Numerous problems in computer vision, pattern recognition, and machine learning are formulated as optimization with manifold constraints. In this paper, we propose the Manifold Alternating Directions Method of Multipliers (MADMM), an extension of the classical ADMM scheme for manifold-constrained non-smooth optimization problems. To our knowledge, MADMM is the first generic non-smooth manifold optimization method. We showcase our method on several challenging problems in dimensionality reduction, non-rigid correspondence, multi-modal clustering, and multidimensional scaling.

Multimodal Manifold Analysis by Simultaneous Diagonalization of Laplacians

We construct an extension of spectral and diffusion geometry to multiple modalities through simultaneous diagonalization of Laplacian matrices. This naturally extends classical data analysis tools based on spectral geometry, such as diffusion maps and spectral clustering. We provide several synthetic and real examples of manifold learning, object classification, and clustering, showing that the joint spectral geometry better captures the inherent structure of multi-modal data. We also show the relation of many previous approaches for multimodal manifold analysis to our framework.

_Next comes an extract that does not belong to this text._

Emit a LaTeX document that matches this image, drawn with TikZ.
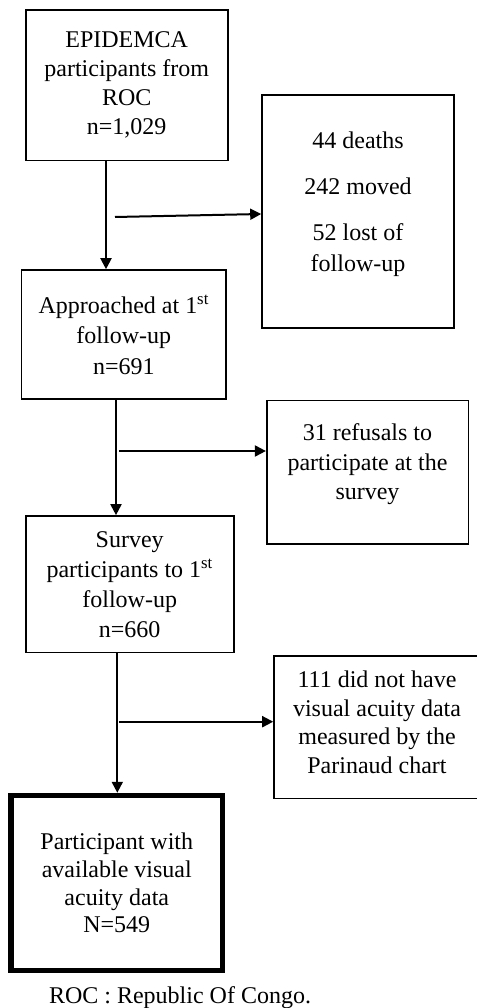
\documentclass[tikz,border=0pt]{standalone}
\usepackage{fontspec}
\setmainfont{Liberation Serif}
\usetikzlibrary{arrows.meta}
\tikzset{
  box/.style={draw, line width=1.6pt, inner sep=0pt, align=center, font=\fontsize{24}{29}\selectfont},
  thickbox/.style={box, line width=5.5pt},
  txt/.style={inner sep=0pt, align=center, font=\fontsize{24}{29}\selectfont},
  arr/.style={line width=2pt, -{Triangle[length=11pt,width=11pt]}}
}
\begin{document}
\begin{tikzpicture}[x=1pt,y=-1pt]
\useasboundingbox[fill=white] (0,0) rectangle (476,1008);
% main column
\node[box, minimum width=202pt, minimum height=150.7pt] (b1) at (126.7,85.3)
  {EPIDEMCA\\participants from\\ROC\\n=1,029};
\node[box, minimum width=204.3pt, minimum height=129pt, font=\fontsize{24}{30.5}\selectfont] (b3) at (123.8,334.5)
  {Approached at 1\textsuperscript{st}\\follow-up\\n=691};
\node[box, minimum width=208pt, minimum height=136.7pt, font=\fontsize{24}{30}\selectfont] (b5) at (129.7,584.3)
  {Survey\\participants to 1\textsuperscript{st}\\follow-up\\n=660};
\node[thickbox, minimum width=211.5pt, minimum height=175pt, font=\fontsize{24}{27.7}\selectfont] (b7) at (116.8,883)
  {Participant with\\available visual\\acuity data\\N=549};
% side boxes
\node[box, minimum width=192pt, minimum height=233pt] (b2) at (358,211.5) {};
\node[txt, font=\fontsize{24}{31}\selectfont] (b2t) at (358,204) {44 deaths\\[15pt]242 moved\\[15pt]52 lost of\\follow-up};
\node[box, minimum width=201.6pt, minimum height=143.3pt] (b4) at (367.5,472.3) {};
\node[txt, font=\fontsize{24}{29.5}\selectfont] (b4t) at (367.5,464.5) {31 refusals to\\participate at the\\survey};
\node[box, minimum width=206pt, minimum height=142.6pt] (b6) at (377,727) {};
\node[txt, font=\fontsize{24}{28.5}\selectfont] (b6t) at (377,722.5) {111 did not have\\visual acuity data\\measured by the\\Parinaud chart};
% caption
\node[txt, anchor=base] (cap) at (180,1003) {ROC : Republic Of Congo.};
% vertical arrows
\coordinate (v1) at (106,0);
\coordinate (v2) at (116,0);
\coordinate (v3) at (117.3,0);
\draw[arr] (b1.south -| v1) -- (b3.north -| v1);
\draw[arr] (b3.south -| v2) -- (b5.north -| v2);
\draw[arr] (b5.south -| v3) -- (b7.north -| v3);
% horizontal arrows
\coordinate (h1) at (115,217);
\coordinate (h1e) at (0,214);
\coordinate (h2) at (119,451);
\coordinate (h3) at (119,721.7);
\draw[arr] (h1) -- (b2.west |- h1e);
\draw[arr] (h2) -- (b4.west |- h2);
\draw[arr] (h3) -- (b6.west |- h3);
\end{tikzpicture}
\end{document}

Laplacian colormaps: a framework for structure-preserving color transformations

Mappings between color spaces are ubiquitous in image processing problems such as gamut mapping, decolorization, and image optimization for color‐blind people. Simple color transformations often result in information loss and ambiguities, and one wishes to find an image‐specific transformation that would preserve as much as possible the structure of the original image in the target color space. In this paper, we propose Laplacian colormaps, a generic framework for structure‐preserving color transformations between images. We use the image Laplacian to capture the structural information, and show that if the color transformation between two images preserves the structure, the respective Laplacians have similar eigenvectors, or in other words, are approximately jointly diagonalizable. Employing the relation between joint diagonalizability and commutativity of matrices, we use Laplacians commutativity as a criterion of color mapping quality and minimize it w.r.t. the parameters of a color transformation to achieve optimal structure preservation. We show numerous applications of our approach, including color‐to‐gray conversion, gamut mapping, multispectral image fusion, and image optimization for color deficient viewers.

Affine-invariant photometric heat kernel signatures

In this paper, we explore the use of the diffusion geometry framework for the fusion of geometric and photometric information in local shape descriptors. Our construction is based on the definition of a modified metric, which combines geometric and photometric information, and then the diffusion process on the shape manifold is simulated. Experimental results show that such data fusion is useful in coping with shape retrieval experiments, where pure geometric and pure photometric methods fail. Apart from retrieval task the proposed diffusion process may be employed in other applications.

Stable spectral mesh filtering

The rapid development of 3D acquisition technology has brought with itself the need to perform standard signal processing operations such as filters on 3D data. It has been shown that the eigenfunctions of the Laplace-Beltrami operator (manifold harmonics) of a surface play the role of the Fourier basis in the Euclidean space; it is thus possible to formulate signal analysis and synthesis in the manifold harmonics basis. In particular, geometry filtering can be carried out in the manifold harmonics domain by decomposing the embedding coordinates of the shape in this basis. However, since the basis functions depend on the shape itself, such filtering is valid only for weak (near all-pass) filters, and produces severe artifacts otherwise. In this paper, we analyze this problem and propose the fractional filtering approach, wherein we apply iteratively weak fractional powers of the filter, followed by the update of the basis functions. Experimental results show that such a process produces more plausible and meaningful results.

Gamut mapping with image Laplacian commutators

In this paper, we present a gamut mapping algorithm that is based on spectral properties of image Laplacians as image structure descriptors. Using the fact that structurally similar images have similar Laplacian eigenvectors and employing the relation between joint diagonalizability and commutativity of matrices, we minimize the Laplacians commutator w.r.t. the parameters of a color transformation to achieve optimal structure preservation while complying with the target gamut. Our method is computationally efficient, favorably compares to state-of-the-art approaches in terms of quality, allows mapping to devices with any number of primaries, and supports gamma correction, accounting for brightness response of computer displays.